Greenpeace kritisiert neue Gen-Patente

20.12.2006

(dpa) Greenpeace hat dem Europäischen Patentamt (EPA) in München erneut eine mangelnde ethische Bewertung bei der Patenterteilung vorgeworfen. Allein seit Anfang 2005 habe die Behörde 472 Patente auf menschliche Gene erteilt, kritisierte Greenpeace-Experte Christoph Then im Münchner Presseclub. Zudem seien 2005 und 2006 insgesamt 117 Patente auf Tiere und 241 Patente auf Pflanzen erteilt worden. Dabei sei zum Teil eindeutig gegen geltendes Patentrecht verstoßen worden, sagte Then. Allerdings sei das Patentrecht oft nicht klar genug gefasst, eine Überarbeitung der EU-Patentrichtlinie sei deshalb dringend nötig.

EPA-Sprecher Rainer Osterwalder wies die Kritik zurück. Bei der Patenterteilung werde strikt nach den Regeln verfahren, die der Gesetzgeber vorgebe. Die Bio-Patentrichtlinie der EU sei in das Europäische Patentübereinkommen eingeflossen und werde in der Praxis täglich angewendet. Bei abweichenden Meinungen über die Zulässigkeit eines Patents gebe es das Rechtsmittel des Einspruchs, das von Greenpeace oft - immer wieder auch mit Erfolg - wahrgenommen werde.

Greenpeace fordert ein striktes Verbot von Patenten auf den menschlichen Körper, auf Tiere sowie auf Pflanzen. Als Beispiel für mögliche EPA-Verstöße gegen das Patentrecht nannte Then das Krebs-Affen-Patent EP 811061. «Es umfasst auch Schimpansen, die mit menschlichen Krebsgenen manipuliert werden sollen», erläuterte der Greenpeace-Experte. In die Tiere wollen Wissenschaftler Gene einbauen, die verschiedene Krebserkrankungen wie Gebärmutter-, Brust- , Speicheldrüsen-, Knochen-, Haut- und Blutkrebs auslösen können.

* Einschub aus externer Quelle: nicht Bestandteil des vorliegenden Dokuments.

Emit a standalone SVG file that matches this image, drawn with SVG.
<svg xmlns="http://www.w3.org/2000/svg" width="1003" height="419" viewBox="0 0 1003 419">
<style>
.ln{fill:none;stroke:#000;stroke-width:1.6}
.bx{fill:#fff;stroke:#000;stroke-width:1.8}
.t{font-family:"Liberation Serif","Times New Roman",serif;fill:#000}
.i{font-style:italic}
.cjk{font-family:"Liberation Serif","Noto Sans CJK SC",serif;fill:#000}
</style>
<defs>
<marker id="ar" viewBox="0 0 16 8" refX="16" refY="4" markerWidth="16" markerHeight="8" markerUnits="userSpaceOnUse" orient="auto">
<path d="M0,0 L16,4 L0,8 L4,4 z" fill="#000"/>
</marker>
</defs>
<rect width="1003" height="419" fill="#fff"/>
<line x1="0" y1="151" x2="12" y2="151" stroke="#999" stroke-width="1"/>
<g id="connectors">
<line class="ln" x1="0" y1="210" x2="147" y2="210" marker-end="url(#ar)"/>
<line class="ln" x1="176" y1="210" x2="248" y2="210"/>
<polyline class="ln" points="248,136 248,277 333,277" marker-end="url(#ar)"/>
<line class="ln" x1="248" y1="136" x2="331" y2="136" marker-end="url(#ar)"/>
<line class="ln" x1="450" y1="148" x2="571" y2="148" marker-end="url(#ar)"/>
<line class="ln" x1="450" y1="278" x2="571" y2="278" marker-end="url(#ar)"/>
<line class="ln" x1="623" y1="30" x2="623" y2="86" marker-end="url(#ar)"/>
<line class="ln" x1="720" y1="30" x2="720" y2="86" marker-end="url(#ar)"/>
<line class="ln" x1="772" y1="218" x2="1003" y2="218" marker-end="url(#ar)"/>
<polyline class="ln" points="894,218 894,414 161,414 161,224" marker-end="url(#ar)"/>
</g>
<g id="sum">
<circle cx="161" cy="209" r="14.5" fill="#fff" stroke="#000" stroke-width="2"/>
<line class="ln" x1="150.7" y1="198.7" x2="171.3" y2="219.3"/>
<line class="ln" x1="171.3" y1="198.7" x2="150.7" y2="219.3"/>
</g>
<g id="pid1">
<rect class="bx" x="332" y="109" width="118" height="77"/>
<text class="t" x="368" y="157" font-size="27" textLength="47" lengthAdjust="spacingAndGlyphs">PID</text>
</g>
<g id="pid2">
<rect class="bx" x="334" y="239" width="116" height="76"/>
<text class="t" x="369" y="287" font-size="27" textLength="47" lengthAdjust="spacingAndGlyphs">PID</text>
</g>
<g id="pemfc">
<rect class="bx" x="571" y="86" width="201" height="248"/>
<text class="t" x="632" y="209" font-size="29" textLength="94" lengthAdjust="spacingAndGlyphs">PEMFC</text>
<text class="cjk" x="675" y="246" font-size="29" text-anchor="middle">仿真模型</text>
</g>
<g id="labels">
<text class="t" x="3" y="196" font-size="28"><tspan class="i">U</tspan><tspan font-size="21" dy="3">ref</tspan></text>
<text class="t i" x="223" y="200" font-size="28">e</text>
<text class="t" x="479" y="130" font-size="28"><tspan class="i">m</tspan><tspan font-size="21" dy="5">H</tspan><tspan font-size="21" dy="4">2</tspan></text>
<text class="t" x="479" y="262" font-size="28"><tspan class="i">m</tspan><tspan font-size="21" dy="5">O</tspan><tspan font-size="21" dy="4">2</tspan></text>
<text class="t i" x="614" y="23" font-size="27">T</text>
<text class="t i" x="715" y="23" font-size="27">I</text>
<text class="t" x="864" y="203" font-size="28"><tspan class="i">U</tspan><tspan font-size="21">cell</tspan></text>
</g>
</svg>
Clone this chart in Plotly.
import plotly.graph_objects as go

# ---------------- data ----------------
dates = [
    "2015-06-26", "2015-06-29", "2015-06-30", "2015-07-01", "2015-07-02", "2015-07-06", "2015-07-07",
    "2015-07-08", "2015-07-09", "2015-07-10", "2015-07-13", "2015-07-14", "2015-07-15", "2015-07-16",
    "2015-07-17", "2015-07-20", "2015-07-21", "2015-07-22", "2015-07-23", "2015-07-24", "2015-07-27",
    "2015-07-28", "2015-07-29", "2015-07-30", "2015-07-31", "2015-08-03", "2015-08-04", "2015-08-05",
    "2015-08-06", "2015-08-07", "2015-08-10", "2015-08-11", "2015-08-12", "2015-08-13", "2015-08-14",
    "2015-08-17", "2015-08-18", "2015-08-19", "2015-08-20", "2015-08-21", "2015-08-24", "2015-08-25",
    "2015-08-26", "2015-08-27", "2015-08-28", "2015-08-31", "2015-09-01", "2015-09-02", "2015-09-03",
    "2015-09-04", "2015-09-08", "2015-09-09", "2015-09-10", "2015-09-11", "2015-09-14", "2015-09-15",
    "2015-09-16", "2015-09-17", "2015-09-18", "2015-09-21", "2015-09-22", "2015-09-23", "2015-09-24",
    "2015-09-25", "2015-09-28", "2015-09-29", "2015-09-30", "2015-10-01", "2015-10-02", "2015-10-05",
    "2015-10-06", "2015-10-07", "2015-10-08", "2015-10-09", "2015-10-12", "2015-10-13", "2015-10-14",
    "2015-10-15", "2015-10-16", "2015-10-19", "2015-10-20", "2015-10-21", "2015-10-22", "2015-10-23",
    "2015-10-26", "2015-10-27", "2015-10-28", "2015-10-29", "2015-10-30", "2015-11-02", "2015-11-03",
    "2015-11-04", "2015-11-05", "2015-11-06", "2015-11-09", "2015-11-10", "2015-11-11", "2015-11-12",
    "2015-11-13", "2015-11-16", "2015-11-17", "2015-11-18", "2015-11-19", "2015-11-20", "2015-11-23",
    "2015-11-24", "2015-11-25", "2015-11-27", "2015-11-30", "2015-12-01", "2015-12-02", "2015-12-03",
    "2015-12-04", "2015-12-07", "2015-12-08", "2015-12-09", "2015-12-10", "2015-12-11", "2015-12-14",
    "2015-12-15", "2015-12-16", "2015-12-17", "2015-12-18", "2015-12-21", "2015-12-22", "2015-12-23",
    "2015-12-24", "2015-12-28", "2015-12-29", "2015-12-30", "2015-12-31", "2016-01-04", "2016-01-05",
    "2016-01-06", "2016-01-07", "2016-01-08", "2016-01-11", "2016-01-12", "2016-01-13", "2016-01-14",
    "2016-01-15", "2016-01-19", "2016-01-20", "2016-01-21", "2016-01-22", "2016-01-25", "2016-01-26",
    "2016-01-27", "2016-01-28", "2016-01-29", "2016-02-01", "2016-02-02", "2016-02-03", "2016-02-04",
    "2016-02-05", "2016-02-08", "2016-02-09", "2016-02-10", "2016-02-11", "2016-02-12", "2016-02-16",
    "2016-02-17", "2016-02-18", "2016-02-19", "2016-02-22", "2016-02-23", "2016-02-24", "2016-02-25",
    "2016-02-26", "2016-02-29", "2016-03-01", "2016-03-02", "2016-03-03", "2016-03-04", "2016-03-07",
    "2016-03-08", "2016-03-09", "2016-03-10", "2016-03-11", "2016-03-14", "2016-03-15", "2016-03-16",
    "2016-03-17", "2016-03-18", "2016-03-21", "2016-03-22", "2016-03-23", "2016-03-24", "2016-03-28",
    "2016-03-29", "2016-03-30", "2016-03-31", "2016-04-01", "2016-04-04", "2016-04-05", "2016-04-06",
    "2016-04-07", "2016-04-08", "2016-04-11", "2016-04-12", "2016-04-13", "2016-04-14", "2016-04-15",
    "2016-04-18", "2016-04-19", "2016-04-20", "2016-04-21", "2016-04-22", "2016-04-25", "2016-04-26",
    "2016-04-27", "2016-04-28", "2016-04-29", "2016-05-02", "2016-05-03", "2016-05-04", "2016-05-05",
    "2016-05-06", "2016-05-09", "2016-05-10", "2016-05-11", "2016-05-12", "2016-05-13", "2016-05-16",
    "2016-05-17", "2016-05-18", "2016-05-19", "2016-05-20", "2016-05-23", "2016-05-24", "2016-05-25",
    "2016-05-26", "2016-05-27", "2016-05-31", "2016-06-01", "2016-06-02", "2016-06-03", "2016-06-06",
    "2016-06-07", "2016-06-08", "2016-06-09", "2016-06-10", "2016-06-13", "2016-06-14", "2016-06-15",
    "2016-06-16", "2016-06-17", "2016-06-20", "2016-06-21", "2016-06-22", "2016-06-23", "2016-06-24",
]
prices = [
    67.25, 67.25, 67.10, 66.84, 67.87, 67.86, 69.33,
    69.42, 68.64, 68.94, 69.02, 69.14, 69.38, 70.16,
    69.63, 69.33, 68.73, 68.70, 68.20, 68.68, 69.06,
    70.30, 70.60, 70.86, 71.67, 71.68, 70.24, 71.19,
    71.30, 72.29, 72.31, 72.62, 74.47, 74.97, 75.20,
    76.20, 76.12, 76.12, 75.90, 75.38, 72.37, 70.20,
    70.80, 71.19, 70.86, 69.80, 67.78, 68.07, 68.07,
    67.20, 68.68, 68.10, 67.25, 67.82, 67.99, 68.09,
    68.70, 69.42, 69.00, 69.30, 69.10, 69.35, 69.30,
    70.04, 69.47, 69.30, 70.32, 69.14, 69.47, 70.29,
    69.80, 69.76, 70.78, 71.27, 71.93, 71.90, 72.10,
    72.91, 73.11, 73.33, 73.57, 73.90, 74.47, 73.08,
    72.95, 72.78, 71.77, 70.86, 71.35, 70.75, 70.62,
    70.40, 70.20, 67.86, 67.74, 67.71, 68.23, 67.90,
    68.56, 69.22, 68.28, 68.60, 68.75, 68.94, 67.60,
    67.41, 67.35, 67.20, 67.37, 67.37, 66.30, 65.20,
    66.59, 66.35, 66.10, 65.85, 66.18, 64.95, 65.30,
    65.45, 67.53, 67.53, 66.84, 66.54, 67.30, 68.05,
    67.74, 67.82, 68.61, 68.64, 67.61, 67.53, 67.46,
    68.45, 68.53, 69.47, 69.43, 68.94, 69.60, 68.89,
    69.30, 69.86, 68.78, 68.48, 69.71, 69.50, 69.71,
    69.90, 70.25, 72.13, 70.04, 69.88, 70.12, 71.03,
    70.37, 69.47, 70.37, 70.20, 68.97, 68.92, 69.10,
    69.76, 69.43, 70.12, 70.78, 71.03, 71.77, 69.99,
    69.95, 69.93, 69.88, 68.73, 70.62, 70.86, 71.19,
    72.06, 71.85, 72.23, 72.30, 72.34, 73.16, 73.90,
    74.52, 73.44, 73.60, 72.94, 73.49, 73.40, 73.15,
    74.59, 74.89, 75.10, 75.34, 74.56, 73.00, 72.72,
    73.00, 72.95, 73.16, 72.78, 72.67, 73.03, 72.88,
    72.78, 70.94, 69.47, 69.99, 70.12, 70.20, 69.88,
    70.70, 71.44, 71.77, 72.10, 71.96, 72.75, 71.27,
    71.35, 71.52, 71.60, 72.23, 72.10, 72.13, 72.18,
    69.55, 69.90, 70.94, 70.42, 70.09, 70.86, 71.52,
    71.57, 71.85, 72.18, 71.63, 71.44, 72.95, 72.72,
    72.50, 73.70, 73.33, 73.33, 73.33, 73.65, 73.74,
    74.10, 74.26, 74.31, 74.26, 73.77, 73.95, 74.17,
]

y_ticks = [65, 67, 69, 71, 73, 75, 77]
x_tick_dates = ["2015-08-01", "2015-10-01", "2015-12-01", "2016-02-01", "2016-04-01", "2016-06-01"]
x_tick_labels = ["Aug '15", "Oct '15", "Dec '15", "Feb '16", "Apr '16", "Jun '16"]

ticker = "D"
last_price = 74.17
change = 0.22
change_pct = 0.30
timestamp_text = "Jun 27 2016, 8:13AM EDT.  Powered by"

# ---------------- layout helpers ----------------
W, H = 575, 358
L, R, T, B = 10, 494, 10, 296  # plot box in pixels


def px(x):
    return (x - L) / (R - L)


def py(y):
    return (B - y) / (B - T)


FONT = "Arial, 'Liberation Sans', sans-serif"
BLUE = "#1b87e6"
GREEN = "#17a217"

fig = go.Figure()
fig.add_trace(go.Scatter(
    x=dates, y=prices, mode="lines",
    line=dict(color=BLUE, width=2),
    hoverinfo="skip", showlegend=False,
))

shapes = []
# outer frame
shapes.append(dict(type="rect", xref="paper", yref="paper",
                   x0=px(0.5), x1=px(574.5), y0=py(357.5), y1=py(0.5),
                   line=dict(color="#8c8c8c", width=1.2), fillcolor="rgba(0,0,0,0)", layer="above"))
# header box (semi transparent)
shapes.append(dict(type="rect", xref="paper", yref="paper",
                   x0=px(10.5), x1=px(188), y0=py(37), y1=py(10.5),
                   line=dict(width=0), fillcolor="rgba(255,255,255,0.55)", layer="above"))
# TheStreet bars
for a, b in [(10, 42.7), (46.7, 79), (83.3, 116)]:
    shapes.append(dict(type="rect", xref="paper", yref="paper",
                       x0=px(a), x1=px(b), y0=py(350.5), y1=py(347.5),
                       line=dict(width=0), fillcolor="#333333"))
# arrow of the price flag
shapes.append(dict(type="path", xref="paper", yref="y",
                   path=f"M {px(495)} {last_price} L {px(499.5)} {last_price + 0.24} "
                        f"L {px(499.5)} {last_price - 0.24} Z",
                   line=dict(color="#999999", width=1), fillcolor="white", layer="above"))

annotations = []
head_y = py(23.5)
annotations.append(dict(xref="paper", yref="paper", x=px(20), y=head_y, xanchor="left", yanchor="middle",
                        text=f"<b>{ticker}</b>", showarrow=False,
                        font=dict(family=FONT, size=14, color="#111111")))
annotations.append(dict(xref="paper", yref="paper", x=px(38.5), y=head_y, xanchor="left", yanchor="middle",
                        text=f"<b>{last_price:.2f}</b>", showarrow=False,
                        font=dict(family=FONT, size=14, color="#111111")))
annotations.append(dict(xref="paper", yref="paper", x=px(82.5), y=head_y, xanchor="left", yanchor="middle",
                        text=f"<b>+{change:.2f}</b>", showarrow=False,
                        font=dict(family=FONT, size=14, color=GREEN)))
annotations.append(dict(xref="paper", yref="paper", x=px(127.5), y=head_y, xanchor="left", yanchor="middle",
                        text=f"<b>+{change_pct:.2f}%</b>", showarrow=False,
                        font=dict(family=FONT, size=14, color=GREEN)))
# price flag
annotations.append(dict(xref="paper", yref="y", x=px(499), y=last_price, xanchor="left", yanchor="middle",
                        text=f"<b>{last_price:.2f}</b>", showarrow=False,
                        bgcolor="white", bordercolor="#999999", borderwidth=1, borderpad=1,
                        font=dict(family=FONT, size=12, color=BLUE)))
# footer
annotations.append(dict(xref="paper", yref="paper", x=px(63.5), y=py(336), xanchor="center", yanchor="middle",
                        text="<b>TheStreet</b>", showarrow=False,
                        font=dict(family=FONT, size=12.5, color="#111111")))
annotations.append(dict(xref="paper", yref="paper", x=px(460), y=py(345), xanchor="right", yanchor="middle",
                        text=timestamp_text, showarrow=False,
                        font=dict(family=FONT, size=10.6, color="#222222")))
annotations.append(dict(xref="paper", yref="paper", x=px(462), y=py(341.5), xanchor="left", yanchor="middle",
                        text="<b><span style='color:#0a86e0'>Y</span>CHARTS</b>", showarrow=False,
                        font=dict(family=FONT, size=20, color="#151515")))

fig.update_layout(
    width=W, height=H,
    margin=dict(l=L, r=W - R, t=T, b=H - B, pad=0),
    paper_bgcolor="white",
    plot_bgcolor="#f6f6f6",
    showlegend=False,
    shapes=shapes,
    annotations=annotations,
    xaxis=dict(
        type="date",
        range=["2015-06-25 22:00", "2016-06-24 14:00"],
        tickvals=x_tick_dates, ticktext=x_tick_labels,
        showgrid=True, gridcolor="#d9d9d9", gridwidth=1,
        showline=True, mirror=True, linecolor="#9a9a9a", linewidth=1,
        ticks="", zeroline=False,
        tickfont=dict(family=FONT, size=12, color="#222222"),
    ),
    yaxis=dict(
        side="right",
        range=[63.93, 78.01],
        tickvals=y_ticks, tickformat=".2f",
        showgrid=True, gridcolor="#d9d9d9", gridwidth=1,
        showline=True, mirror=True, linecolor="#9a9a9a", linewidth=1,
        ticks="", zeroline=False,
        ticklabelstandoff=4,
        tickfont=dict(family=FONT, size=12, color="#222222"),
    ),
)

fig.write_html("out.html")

Greenpeace will gegen das Patent Einspruch einlegen.

Das Europäische Patentamt verhandelte am Dienstag über einen Einspruch von Greenpeace gegen ein anderes umstrittenes Patent. Dabei geht es um ein Verfahren zum Tiefkühlen von Gewebe. Mit dem so genannten Verglasen werden dabei Sperma, Eizellen und Embryonen so schonend eingefroren, dass nach dem Auftauen die biologischen Funktionen vollständig erhalten sind. Dieses Patent EP 1121015 umfasste zunächst auch das präparierte Gewebe, also auch menschliche Embryonen. Nach EPA-Angaben haben die Patentinhaberinnen - zwei US- Forscherinnen - diese Ansprüche aber zurückgezogen, so dass sich das Patent nur noch auf das Verfahren selbst bezieht. Dagegen liegt außerdem noch ein Einspruch der Fraunhofer-Gesellschaft vor.

Hier sieht Then noch rechtlichen Klärungsbedarf. Wenn nach dem Patentrecht ein bestimmtes Verfahren geschützt sei, bedeute dies nach den derzeitigen Bestimmungen, dass in der Regel auch die Ergebnisse eingeschlossen seien, selbst wenn dies nicht ausdrücklich so angemeldet werde, erläuterte der Greenpeace-Experte.

Als «Skandalpatent» bewertete Then auch ein Patent auf Bakterien, Pflanzen und Tiere mit Leuchtgenen. Auch die Anwendung auf menschliche Embryonen sei nicht ausgeschlossen, kritisierte der Gentechnik-Experte. Das Patent ziele mit den aus Quallen gewonnenen Leuchtgenen vor allem auf Spaßeffekte. Die Einspruchsfrist gegen dieses Patent sei bereits verstrichen, sagte Then. Greenpeace erwäge aber, das Patent, das gegen die guten Sitten verstoße, vor den Gerichten anzufechten.

Nach Recherchen der Wissenschaftlerin Ruth Tippe von der Aktion «Kein Patent auf Leben» sind beim EPA bisher fast 4800 Patente auf Pflanzen, knapp 4000 auf Tiere und mehr als 12 400 auf menschliche oder tierische Gene angemeldet worden. Erteilt wurden nach ihren Angaben bisher 705 Patente auf Pflanzen, 193 auf Tiere und ungefähr 900 auf menschliche Gene.